I realised that I probably had to pick social media or charity work and I knew that I had to go back to my passion for communication so I quit. It was the hardest thing I have ever had to do. I did barely anything for weeks. I slept, I exercised, I looked at jobs and articles on how to find clients, I relaunched my blog, but in essence I was pretty lost. I felt guilty for leaving my projects and my colleagues, and I really needed to have a real reason to wake up in the morning. Eventually, I turned it around and picked up some great clients. I started working with a couple of London startups, plus a luxury store in Mayfair. I was in their store a couple of days a week and I spent time in their marketing team. I helped with their website launch and content and was even offered a full time job! However, as good as I was at social media management, I knew I wanted to do more with my business. But it was good money and I had a good work-life balance, so I didn’t really plan past that. Looking back, I guess I was comfortable. I didn’t think long-term and so when we moved to Guernsey, I realised that I needed to slowly hand over these London accounts and move my business more towards training, strategy and writing to account for the fact that I was in a smaller place. However, at the time I was really busy and took on a virtual assistant for a few hours a week to help me out with these clients in the meantime. She was an ex-intern of mine from London so I knew I could trust her to do a good job (that’s the lovely Mary
At first, once again, that was difficult to do. The Guernsey business world wasn’t quite up on social media – or at least not to the point where they wanted to pay for help with it, but I plugged away doing free events, working on my blog and site and cold-emailing local businesses. I picked up a few good contacts and clients. Money started trickling back in. And then I started chatting to people who knew the island better than me and someone suggested that I email agencies. I’d built up more of a name for myself by this point, taking on the Guernsey Literary Festival and hosting workshops. I started working with Oi in Guernsey, providing consultation and training for their clients and in-house staff.
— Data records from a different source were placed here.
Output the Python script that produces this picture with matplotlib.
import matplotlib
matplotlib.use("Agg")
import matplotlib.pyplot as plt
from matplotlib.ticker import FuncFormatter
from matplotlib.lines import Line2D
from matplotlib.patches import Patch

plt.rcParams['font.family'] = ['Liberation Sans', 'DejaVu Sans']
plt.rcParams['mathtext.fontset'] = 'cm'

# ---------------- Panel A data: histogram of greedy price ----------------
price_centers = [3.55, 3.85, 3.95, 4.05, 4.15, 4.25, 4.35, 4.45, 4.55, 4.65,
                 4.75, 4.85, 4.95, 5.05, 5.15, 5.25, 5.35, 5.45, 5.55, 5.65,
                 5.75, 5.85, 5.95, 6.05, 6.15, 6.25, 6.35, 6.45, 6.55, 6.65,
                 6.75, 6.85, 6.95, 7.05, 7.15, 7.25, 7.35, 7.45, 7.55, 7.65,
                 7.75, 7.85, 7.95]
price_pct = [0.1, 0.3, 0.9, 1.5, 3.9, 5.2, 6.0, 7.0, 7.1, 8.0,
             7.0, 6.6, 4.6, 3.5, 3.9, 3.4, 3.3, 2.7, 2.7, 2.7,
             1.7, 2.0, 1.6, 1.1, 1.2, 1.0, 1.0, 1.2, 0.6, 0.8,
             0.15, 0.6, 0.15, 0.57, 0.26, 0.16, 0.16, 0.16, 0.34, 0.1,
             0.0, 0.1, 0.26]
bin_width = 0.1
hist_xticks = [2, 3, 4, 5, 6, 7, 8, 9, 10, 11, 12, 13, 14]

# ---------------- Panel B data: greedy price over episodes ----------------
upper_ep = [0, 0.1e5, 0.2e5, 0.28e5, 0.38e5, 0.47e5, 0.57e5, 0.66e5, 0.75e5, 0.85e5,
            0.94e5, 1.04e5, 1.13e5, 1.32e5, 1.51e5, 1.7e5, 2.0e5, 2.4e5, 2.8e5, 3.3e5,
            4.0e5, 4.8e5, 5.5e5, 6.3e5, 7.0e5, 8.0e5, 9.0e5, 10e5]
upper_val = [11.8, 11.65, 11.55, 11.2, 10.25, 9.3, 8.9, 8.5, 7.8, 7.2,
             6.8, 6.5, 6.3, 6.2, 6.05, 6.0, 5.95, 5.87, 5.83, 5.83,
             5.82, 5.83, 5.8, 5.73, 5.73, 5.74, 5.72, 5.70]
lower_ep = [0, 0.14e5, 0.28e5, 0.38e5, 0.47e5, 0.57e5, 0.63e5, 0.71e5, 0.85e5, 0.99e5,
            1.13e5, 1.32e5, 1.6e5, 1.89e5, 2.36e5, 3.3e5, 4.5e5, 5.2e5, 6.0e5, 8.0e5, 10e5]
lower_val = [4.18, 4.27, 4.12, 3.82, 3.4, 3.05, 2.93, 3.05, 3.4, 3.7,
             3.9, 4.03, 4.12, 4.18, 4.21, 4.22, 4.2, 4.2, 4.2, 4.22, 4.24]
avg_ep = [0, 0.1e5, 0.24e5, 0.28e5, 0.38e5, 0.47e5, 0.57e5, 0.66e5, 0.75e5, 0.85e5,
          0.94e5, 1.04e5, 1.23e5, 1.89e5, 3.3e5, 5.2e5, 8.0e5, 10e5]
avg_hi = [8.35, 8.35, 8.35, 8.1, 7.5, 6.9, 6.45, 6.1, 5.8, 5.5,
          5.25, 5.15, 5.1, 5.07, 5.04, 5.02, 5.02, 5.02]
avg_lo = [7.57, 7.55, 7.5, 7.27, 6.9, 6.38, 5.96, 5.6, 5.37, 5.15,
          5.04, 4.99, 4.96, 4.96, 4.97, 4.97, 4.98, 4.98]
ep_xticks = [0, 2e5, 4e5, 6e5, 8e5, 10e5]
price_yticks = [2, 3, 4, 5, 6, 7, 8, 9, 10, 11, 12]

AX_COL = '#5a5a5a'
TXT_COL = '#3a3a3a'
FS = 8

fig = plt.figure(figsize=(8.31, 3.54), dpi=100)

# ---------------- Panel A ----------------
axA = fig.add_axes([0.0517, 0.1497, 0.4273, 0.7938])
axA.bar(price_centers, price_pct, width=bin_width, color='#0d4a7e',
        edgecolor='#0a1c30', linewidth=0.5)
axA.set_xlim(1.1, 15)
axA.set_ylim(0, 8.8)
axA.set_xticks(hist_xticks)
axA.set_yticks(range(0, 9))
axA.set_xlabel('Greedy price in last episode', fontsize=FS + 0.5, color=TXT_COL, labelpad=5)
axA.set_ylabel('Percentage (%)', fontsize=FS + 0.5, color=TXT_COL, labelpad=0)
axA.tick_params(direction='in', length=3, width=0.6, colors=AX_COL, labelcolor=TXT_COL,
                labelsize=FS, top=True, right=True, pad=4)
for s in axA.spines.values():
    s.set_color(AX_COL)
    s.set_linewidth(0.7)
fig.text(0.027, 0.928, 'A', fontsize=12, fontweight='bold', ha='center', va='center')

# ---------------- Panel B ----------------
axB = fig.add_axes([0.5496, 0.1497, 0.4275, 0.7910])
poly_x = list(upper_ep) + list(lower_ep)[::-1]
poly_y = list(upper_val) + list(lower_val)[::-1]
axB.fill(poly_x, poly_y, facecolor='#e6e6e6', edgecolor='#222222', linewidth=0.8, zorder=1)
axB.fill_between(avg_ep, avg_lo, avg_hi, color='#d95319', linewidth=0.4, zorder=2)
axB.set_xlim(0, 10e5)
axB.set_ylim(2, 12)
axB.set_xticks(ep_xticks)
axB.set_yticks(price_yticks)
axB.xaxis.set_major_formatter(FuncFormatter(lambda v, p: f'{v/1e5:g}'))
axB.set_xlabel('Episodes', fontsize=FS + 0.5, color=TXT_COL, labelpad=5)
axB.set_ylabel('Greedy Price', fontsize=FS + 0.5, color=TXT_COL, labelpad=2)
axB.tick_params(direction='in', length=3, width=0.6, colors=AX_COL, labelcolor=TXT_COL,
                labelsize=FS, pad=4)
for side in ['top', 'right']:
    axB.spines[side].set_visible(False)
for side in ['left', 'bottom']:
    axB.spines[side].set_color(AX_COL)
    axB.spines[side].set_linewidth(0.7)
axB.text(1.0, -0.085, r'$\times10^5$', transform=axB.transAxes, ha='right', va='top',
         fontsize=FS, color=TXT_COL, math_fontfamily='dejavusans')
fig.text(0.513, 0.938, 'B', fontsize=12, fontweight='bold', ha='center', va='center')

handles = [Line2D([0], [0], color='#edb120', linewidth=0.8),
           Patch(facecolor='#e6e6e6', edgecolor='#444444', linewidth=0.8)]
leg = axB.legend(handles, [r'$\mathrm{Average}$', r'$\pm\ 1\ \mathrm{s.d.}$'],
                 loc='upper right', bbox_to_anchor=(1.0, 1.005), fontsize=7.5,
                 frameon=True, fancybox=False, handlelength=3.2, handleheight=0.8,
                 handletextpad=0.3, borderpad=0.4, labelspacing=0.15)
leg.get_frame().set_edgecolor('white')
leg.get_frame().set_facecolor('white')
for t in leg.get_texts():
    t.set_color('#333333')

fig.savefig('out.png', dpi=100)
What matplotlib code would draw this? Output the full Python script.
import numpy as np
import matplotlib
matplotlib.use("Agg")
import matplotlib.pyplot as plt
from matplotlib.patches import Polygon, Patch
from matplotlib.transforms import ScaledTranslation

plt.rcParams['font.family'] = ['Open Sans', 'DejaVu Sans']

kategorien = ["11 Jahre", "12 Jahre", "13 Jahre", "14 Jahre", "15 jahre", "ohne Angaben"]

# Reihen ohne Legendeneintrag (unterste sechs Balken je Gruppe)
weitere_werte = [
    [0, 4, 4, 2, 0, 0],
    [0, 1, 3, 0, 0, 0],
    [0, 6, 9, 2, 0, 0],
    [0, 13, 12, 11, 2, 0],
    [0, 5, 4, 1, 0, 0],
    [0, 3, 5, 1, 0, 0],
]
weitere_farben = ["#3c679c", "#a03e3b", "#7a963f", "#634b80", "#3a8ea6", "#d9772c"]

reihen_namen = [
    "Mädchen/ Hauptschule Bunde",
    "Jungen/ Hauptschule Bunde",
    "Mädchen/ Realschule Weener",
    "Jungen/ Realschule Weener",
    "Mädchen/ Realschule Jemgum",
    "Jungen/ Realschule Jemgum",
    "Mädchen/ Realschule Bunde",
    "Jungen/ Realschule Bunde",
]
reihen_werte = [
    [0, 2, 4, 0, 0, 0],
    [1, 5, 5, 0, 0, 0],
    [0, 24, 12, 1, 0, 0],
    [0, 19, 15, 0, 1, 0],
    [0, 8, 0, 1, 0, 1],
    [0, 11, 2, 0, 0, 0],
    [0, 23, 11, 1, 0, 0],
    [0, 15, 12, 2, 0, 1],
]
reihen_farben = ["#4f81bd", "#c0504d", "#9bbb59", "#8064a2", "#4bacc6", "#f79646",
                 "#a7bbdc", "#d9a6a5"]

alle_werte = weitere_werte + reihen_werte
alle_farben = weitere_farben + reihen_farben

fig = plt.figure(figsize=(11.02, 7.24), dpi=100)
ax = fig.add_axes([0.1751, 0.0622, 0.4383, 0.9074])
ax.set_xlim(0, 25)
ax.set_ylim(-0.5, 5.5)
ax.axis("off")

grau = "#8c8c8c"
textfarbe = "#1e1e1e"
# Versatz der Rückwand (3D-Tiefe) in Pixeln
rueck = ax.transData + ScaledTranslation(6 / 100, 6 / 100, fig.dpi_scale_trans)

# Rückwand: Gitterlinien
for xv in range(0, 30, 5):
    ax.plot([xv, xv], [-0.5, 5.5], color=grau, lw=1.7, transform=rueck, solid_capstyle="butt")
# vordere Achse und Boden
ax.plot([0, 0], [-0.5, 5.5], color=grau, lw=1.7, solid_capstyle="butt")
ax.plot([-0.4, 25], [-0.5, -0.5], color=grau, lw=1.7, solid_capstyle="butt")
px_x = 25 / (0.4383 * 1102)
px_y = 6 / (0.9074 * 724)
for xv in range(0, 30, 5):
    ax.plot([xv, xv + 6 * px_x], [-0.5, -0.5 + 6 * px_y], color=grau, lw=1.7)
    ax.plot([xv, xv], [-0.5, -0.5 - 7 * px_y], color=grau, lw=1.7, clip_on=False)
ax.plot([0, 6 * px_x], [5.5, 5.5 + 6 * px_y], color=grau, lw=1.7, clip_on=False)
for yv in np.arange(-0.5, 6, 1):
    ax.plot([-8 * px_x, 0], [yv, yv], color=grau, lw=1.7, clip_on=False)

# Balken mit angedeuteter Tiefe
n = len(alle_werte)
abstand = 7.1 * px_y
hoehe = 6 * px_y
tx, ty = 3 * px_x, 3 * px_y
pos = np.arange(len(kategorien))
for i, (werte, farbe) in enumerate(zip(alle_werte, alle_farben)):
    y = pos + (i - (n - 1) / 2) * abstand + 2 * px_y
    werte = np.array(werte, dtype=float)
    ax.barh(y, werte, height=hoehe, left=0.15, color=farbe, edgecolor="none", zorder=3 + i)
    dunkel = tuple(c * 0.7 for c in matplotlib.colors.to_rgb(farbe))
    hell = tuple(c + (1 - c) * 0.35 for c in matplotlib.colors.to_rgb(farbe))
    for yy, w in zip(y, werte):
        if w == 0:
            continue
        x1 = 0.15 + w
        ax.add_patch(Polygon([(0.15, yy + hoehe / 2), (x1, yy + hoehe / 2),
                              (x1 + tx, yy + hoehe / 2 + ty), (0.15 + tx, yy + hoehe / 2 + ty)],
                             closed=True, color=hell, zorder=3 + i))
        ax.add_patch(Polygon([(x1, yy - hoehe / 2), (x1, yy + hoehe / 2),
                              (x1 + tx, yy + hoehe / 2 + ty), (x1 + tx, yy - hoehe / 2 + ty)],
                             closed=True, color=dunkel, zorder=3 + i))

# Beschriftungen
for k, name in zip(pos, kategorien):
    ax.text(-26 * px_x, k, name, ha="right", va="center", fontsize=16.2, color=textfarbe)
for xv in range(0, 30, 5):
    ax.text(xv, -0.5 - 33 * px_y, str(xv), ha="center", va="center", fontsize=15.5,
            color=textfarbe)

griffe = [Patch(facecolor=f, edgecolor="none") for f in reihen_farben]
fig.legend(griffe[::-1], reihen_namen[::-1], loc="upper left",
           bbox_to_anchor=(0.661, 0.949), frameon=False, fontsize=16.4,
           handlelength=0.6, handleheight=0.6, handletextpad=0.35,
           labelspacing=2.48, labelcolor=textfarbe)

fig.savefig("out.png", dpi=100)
That’s where I’m at now. I am an in-house consultant a couple of days a week, at Oi in Guernsey, occasionally popping over to their Jersey office for training and meetings. I’m responsible for their clients’ social content strategy & new social media business for them. I also train junior members of staff and consult with account managers. At the moment, it’s a relationship that works well and still gives me time to work with my ATS clients and workshops and grow my team here. It’s also great to work with more corporate clients and budgets – and have access to a full creative team. However, I still love my small business clients and I do love helping small business owners as that is where I find all of my inspiration – in those conversations with them. I love being able to make a tangible difference to a small business owner. It’s definitely where my passion lies.
What does the future hold for All Things Social? More of the same, I would like to think! We are happy to grow. I’m happy to expand the team and I’m happy to take on more clients and work. It’s exciting and I’m pretty proud of how far we have come.